Reduced ice cover alters atmospheric circulation patterns. For example, the decline of Arctic sea ice has been linked to a weaker and more meandering jet stream, contributing to prolonged heatwaves, cold spells, and extreme precipitation events in mid-latitudes. Glacier loss in mountain regions changes local wind and temperature regimes, affecting precipitation and hydrology.

Global Response and Mitigation

Addressing the loss of ice caps and glaciers requires rapid, deep reductions in greenhouse gas emissions. The Paris Agreement goal of limiting warming to 1.5°C would significantly reduce but not eliminate ice loss. Beyond mitigation, adaptation measures include improved monitoring of glacial lakes, water management strategies, and resilient coastal infrastructure. International cooperation through bodies like the UN Environment Programme and the World Meteorological Organization is critical for sharing data and coordinating responses.

Conclusion

Ice caps and glaciers are far more than frozen landscapes.
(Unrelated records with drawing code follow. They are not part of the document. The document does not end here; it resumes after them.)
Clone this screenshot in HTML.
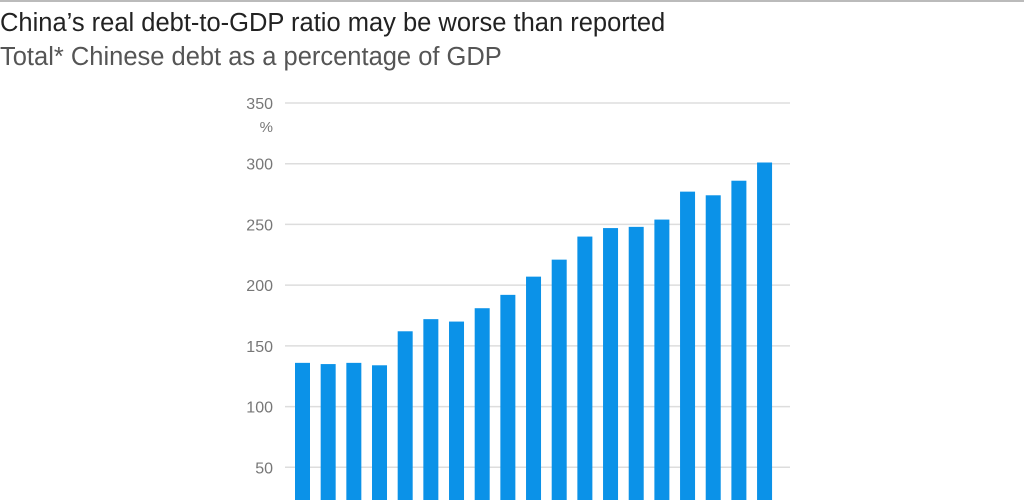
<!DOCTYPE html>
<html><head><meta charset="utf-8"><style>
html,body{margin:0;padding:0;background:#fff;width:1024px;height:500px;overflow:hidden}
svg{display:block;overflow:hidden}
</style></head><body>
<svg id="chart" width="1024" height="500" font-family="Liberation Sans, sans-serif">
<rect x="0" y="0" width="1024" height="2" fill="#bbb"/>
<text x="0" y="31" font-size="25.5" fill="#222">China’s real debt-to-GDP ratio may be worse than reported</text>
<text x="0" y="65" font-size="25.5" fill="#555">Total* Chinese debt as a percentage of GDP</text>
<g id="grid"></g><g id="bars"></g>
<text x="273" y="132" font-size="15" fill="#777" text-anchor="end">%</text>
</svg>
<script>
const categories=["1","2","3","4","5","6","7","8","9","10","11","12","13","14","15","16","17","18","19"];
const values=[136,135,136,134,162,172,170,181,192,207,221,240,247,248,254,277,274,286,301];
const ticks=[50,100,150,200,250,300,350];
const ns="http://www.w3.org/2000/svg";
const y=v=>528-v*(528-103)/350;
const x=i=>302.5+i*25.67;
const g=document.getElementById('grid'),b=document.getElementById('bars');
ticks.forEach(t=>{
 const l=document.createElementNS(ns,'line');
 l.setAttribute('x1',285);l.setAttribute('x2',790);l.setAttribute('y1',y(t));l.setAttribute('y2',y(t));
 l.setAttribute('stroke','#ddd');l.setAttribute('stroke-width','1.5');
 
 
 g.appendChild(l);
 const tx=document.createElementNS(ns,'text');
 tx.setAttribute('x',273);tx.setAttribute('y',y(t)+6);tx.setAttribute('font-size','16');
 tx.setAttribute('fill','#777');tx.setAttribute('text-anchor','end');tx.textContent=t;
 
 
 g.appendChild(tx);
});
values.forEach((v,i)=>{
 const r=document.createElementNS(ns,'rect');
 r.setAttribute('x',x(i)-7.5);r.setAttribute('width',15);
 r.setAttribute('y',y(v));r.setAttribute('height',Math.max(0,500-y(v)));
 r.setAttribute('fill','#0b92e8');
 
 
 b.appendChild(r);
});
</script>
</body></html>
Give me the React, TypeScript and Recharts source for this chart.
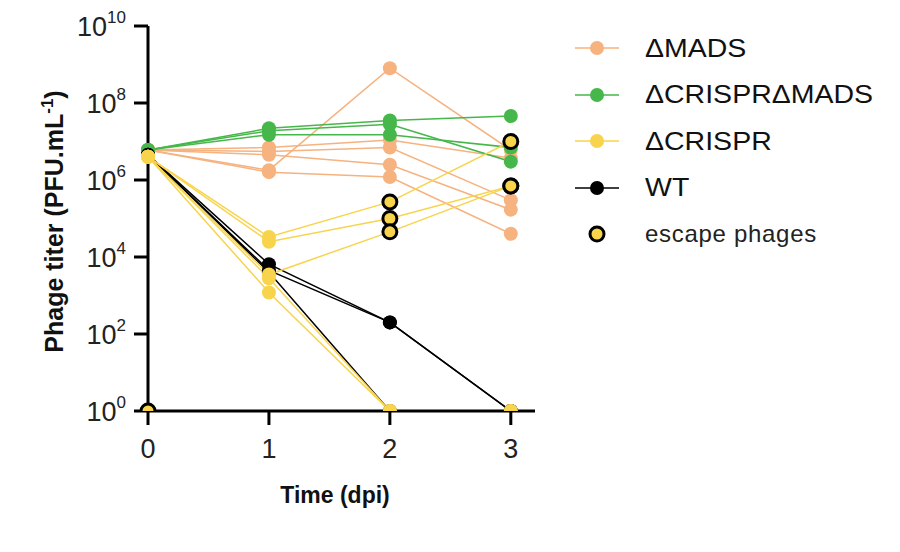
import { Legend, Line, LineChart, XAxis, YAxis } from 'recharts';

const times = [0, 1, 2, 3];

// ΔMADS replicates
const mads1 = [6e6, 1.8e6, 8e8, 6e6];
const mads2 = [6e6, 7e6, 1.1e7, 3.7e6];
const mads3 = [6e6, 5.5e6, 7e6, 3e5];
const mads4 = [6e6, 4.5e6, 2.5e6, 1.7e5];
const mads5 = [6e6, 1.6e6, 1.2e6, 4e4];

// ΔCRISPRΔMADS replicates
const dbl1 = [6e6, 2.2e7, 3.5e7, 4.6e7];
const dbl2 = [6e6, 1.9e7, 2.8e7, 3e6];
const dbl3 = [6e6, 1.5e7, 1.5e7, 7e6];

// ΔCRISPR replicates
const cr1 = [4e6, 3.3e4, 2.7e5, 1e7];
const cr2 = [4e6, 2.5e4, 1e5, 7e5];
const cr3 = [4e6, 3.5e3, 4.5e4, 7e5];
const cr4 = [4e6, 2.8e3, 1, 1];
const cr5 = [4e6, 1.2e3, 1, 1];
const crEscape0 = [1, null, null, null];

// WT replicates
const wt1 = [4.5e6, 6.5e3, 200, 1];
const wt2 = [4.5e6, 4.5e3, 200, 1];
const wt3 = [4.5e6, 4e3, 1, 1];

// escape phage flags per time point
const noEscape = [false, false, false, false];
const lateEscape = [false, false, true, true];
const firstEscape = [true, false, false, false];

const yTicks = [1, 1e2, 1e4, 1e6, 1e8, 1e10];
const xTicks = [0, 1, 2, 3];

const ORANGE = '#F6B27F';
const GREEN = '#46B74A';
const YELLOW = '#F8D44C';
const BLACK = '#000000';

const series = [
    { key: 'mads1', values: mads1, color: ORANGE, escape: noEscape },
    { key: 'mads2', values: mads2, color: ORANGE, escape: noEscape },
    { key: 'mads3', values: mads3, color: ORANGE, escape: noEscape },
    { key: 'mads4', values: mads4, color: ORANGE, escape: noEscape },
    { key: 'mads5', values: mads5, color: ORANGE, escape: noEscape },
    { key: 'dbl1', values: dbl1, color: GREEN, escape: noEscape },
    { key: 'dbl2', values: dbl2, color: GREEN, escape: noEscape },
    { key: 'dbl3', values: dbl3, color: GREEN, escape: noEscape },
    { key: 'wt1', values: wt1, color: BLACK, escape: noEscape },
    { key: 'wt2', values: wt2, color: BLACK, escape: noEscape },
    { key: 'wt3', values: wt3, color: BLACK, escape: noEscape },
    { key: 'cr4', values: cr4, color: YELLOW, escape: noEscape },
    { key: 'cr5', values: cr5, color: YELLOW, escape: noEscape },
    { key: 'cr1', values: cr1, color: YELLOW, escape: lateEscape },
    { key: 'cr2', values: cr2, color: YELLOW, escape: lateEscape },
    { key: 'cr3', values: cr3, color: YELLOW, escape: lateEscape },
    { key: 'crEscape0', values: crEscape0, color: YELLOW, escape: firstEscape },
];

const data = times.map((t, i) => {
    const row: Record<string, number | null> = { t };
    series.forEach(s => { row[s.key] = s.values[i]; });
    return row;
});

const legendItems = [
    { name: 'ΔMADS', color: ORANGE },
    { name: 'ΔCRISPRΔMADS', color: GREEN },
    { name: 'ΔCRISPR', color: YELLOW },
    { name: 'WT', color: BLACK },
];

const FONT = '"Liberation Sans", Arial, Helvetica, sans-serif';

const makeDot = (color: string, escape: boolean[]) => (props: any) => {
    const { cx, cy, index, value } = props;
    if (value == null || cx == null || cy == null) return <g key={`d${index}`} />;
    if (escape[index]) {
        return <circle key={`d${index}`} cx={cx} cy={cy} r={7} fill={YELLOW} stroke="#000" strokeWidth={3} />;
    }
    return <circle key={`d${index}`} cx={cx} cy={cy} r={7} fill={color} stroke="none" />;
};

const YTick = (props: any) => {
    const { x, y, payload } = props;
    const exp = Math.round(Math.log10(payload.value));
    return (
        <text x={x - 6} y={y + 10} textAnchor="end" fontFamily={FONT} fill="#222">
            <tspan fontSize={27}>10</tspan>
            <tspan fontSize={17} dy={-13}>{exp}</tspan>
        </text>
    );
};

const XTick = (props: any) => {
    const { x, y, payload } = props;
    return (
        <text x={x} y={y + 31} textAnchor="middle" fontFamily={FONT} fontSize={27} fill="#222">
            {payload.value}
        </text>
    );
};

const YLabel = (props: any) => {
    const { viewBox } = props;
    const cx = 55;
    const cy = viewBox.y + viewBox.height / 2 + 3;
    return (
        <text transform={`translate(${cx},${cy}) rotate(-90)`} textAnchor="middle"
            fontFamily={FONT} fontWeight="bold" fontSize={25} fill="#111">
            <tspan>Phage titer (PFU.mL</tspan>
            <tspan fontSize={17} dy={-10}>-1</tspan>
            <tspan dy={10}>)</tspan>
        </text>
    );
};

const XLabel = (props: any) => {
    const { viewBox } = props;
    return (
        <text x={viewBox.x + 187} y={viewBox.y + 92} textAnchor="middle"
            fontFamily={FONT} fontWeight="bold" fontSize={23} fill="#111">
            Time (dpi)
        </text>
    );
};

const LegendBox = () => (
    <div style={{ fontFamily: FONT, color: '#111' }}>
        {legendItems.map(item => (
            <div key={item.name} style={{ display: 'flex', alignItems: 'center', height: 46.5 }}>
                <svg width={60} height={20}>
                    <line x1={0} y1={10} x2={44} y2={10} stroke={item.color} strokeWidth={1.5} />
                    <circle cx={22} cy={10} r={7} fill={item.color} />
                </svg>
                <span style={{
                    fontSize: 25, marginLeft: 10, display: 'inline-block',
                    transform: 'scaleX(1.14)', transformOrigin: 'left center', whiteSpace: 'nowrap',
                }}>{item.name}</span>
            </div>
        ))}
        <div style={{ display: 'flex', alignItems: 'center', height: 46.5 }}>
            <svg width={60} height={20}>
                <circle cx={22} cy={10} r={7} fill={YELLOW} stroke="#000" strokeWidth={3} />
            </svg>
            <span style={{ fontSize: 24, marginLeft: 10, letterSpacing: 0.7, color: '#222', whiteSpace: 'nowrap' }}>
                escape phages
            </span>
        </div>
    </div>
);

export default function App() {
    return (
        <LineChart width={892} height={544} data={data}
            margin={{ top: 18, right: 365, bottom: 81, left: 0 }}>
            <XAxis dataKey="t" type="number" domain={[0, 3.2]} ticks={xTicks}
                stroke="#000" strokeWidth={3} tickLine={{ stroke: '#000', strokeWidth: 3 }}
                tickSize={14} tick={<XTick />} height={60} label={<XLabel />} />
            <YAxis scale="log" domain={[1, 1e10]} ticks={yTicks} allowDataOverflow
                stroke="#000" strokeWidth={3} tickLine={{ stroke: '#000', strokeWidth: 3 }}
                tickSize={14} tick={<YTick />} width={140} label={<YLabel />} />
            <Legend layout="vertical" align="center" verticalAlign="middle"
                wrapperStyle={{ left: 567, top: 17, width: 320 }} content={<LegendBox />} />
            {series.map(s => (
                <Line key={s.key} dataKey={s.key} stroke={s.color} strokeWidth={1.5}
                    dot={makeDot(s.color, s.escape)} activeDot={false}
                    isAnimationActive={false} legendType="none" />
            ))}
        </LineChart>
    );
}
They are integral components of the Earth’s climate system, regulating temperature, storing freshwater, and shaping ecosystems. Their rapid retreat offers some of the most visible proof of a warming planet, with consequences that ripple across continents and generations. Protecting these frozen giants demands a collective global effort to curb emissions and adapt to the changes already underway. The choices made this decade will determine whether future generations inherit a planet with stable ice or one in which these irreplaceable reservoirs have all but vanished.